Flux measurements alone are rarely enough. Complementary data from soil moisture, temperature, and weather sensors are critical for interpreting emission dynamics and linking them to management actions.

8. Cloud-Based Data Management Simplifies Workflows

Automated data upload and metadata logging eliminate manual transcription errors and enable near-real-time validation of field data.

9. Reliability and Repeatability

Regular inspection of tubing, fittings, and power systems reduces downtime.
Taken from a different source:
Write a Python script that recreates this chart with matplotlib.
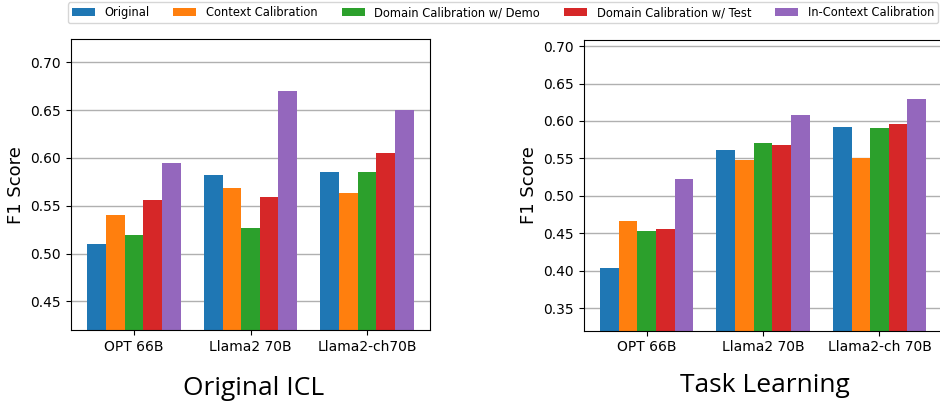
import numpy as np
import matplotlib
matplotlib.use('Agg')
import matplotlib.pyplot as plt

models_left = ["OPT 66B", "Llama2 70B", "Llama2-ch70B"]
models_right = ["OPT 66B", "Llama2 70B", "Llama2-ch 70B"]
methods = ["Original", "Context Calibration", "Domain Calibration w/ Demo",
           "Domain Calibration w/ Test", "In-Context Calibration"]

# Original ICL
icl_original = [0.510, 0.582, 0.585]
icl_context = [0.540, 0.569, 0.563]
icl_domain_demo = [0.519, 0.527, 0.585]
icl_domain_test = [0.556, 0.559, 0.605]
icl_incontext = [0.595, 0.670, 0.650]

# Task Learning
tl_original = [0.404, 0.561, 0.592]
tl_context = [0.467, 0.548, 0.550]
tl_domain_demo = [0.453, 0.570, 0.591]
tl_domain_test = [0.456, 0.568, 0.596]
tl_incontext = [0.523, 0.608, 0.629]

colors = ['#1f77b4', '#ff7f0e', '#2ca02c', '#d62728', '#9467bd']

fig = plt.figure(figsize=(9.4, 4.09), dpi=100)
ax1 = fig.add_axes([0.0755, 0.193, 0.382, 0.711])
ax2 = fig.add_axes([0.621, 0.1914, 0.3815, 0.7106])

def draw(ax, labels, series, ylim, ticks):
    x = np.arange(len(labels))
    w = 0.16
    bars = []
    for i, vals in enumerate(series):
        b = ax.bar(x + (i - 2) * w, vals, w, color=colors[i], label=methods[i])
        bars.append(b)
    ax.set_xticks(x)
    ax.set_xticklabels(labels, fontsize=10)
    ax.set_ylim(*ylim)
    ax.set_yticks(ticks)
    ax.set_yticklabels(["%.2f" % t for t in ticks], fontsize=10)
    ax.set_ylabel("F1 Score", fontsize=13)
    ax.yaxis.grid(True, color='#b0b0b0', linewidth=1)
    ax.set_axisbelow(True)
    return bars

bars = draw(ax1, models_left,
            [icl_original, icl_context, icl_domain_demo, icl_domain_test, icl_incontext],
            (0.42, 0.724), [0.45, 0.50, 0.55, 0.60, 0.65, 0.70])
draw(ax2, models_right,
     [tl_original, tl_context, tl_domain_demo, tl_domain_test, tl_incontext],
     (0.32, 0.708), [0.35, 0.40, 0.45, 0.50, 0.55, 0.60, 0.65, 0.70])

fig.legend(bars, methods, loc='upper center', bbox_to_anchor=(0.535, 1.0),
           ncol=5, fontsize=8.3, handlelength=2.0, handletextpad=0.85,
           columnspacing=2.05, borderpad=0.35, borderaxespad=0.2, frameon=True)

fig.text(0.27, 0.05, "Original ICL", fontsize=19, family=['Open Sans', 'DejaVu Sans'],
         ha='center', va='center')
fig.text(0.814, 0.058, "Task Learning", fontsize=19, family=['Open Sans', 'DejaVu Sans'],
         ha='center', va='center')

fig.savefig('out.png', dpi=100)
Simple routines for nitrogen cylinder handling and equipment maintenance keep field operations smooth and safe.

Toward Scalable Greenhouse Gas Research

With modular instrumentation, integrated sensors, and connected data platforms, precise greenhouse gas measurements can be deployed in both research and applied projects.

FluxScout continues to develop methods and tools that make climate-relevant soil research accessible, standardized, and comparable across sites — supporting transparent, data-driven solutions for agriculture and environmental management.

References

Triches, L. et al. (2025). Practical guidelines for reproducible N₂O flux chamber measurements in nutrient-poor ecosystems. Atmospheric Measurement Techniques, 18, 3407–3430.

Hensen, A. et al. (2013). Low cost and state of the art methods to measure nitrous oxide emissions. Environmental Research Letters, 8(2). Bai, M. et al. (2019). Comparison of slant open-path flux gradient and static closed chamber techniques to measure soil N₂O emissions. Atmospheric Measurement Techniques, 12, 1095–1107.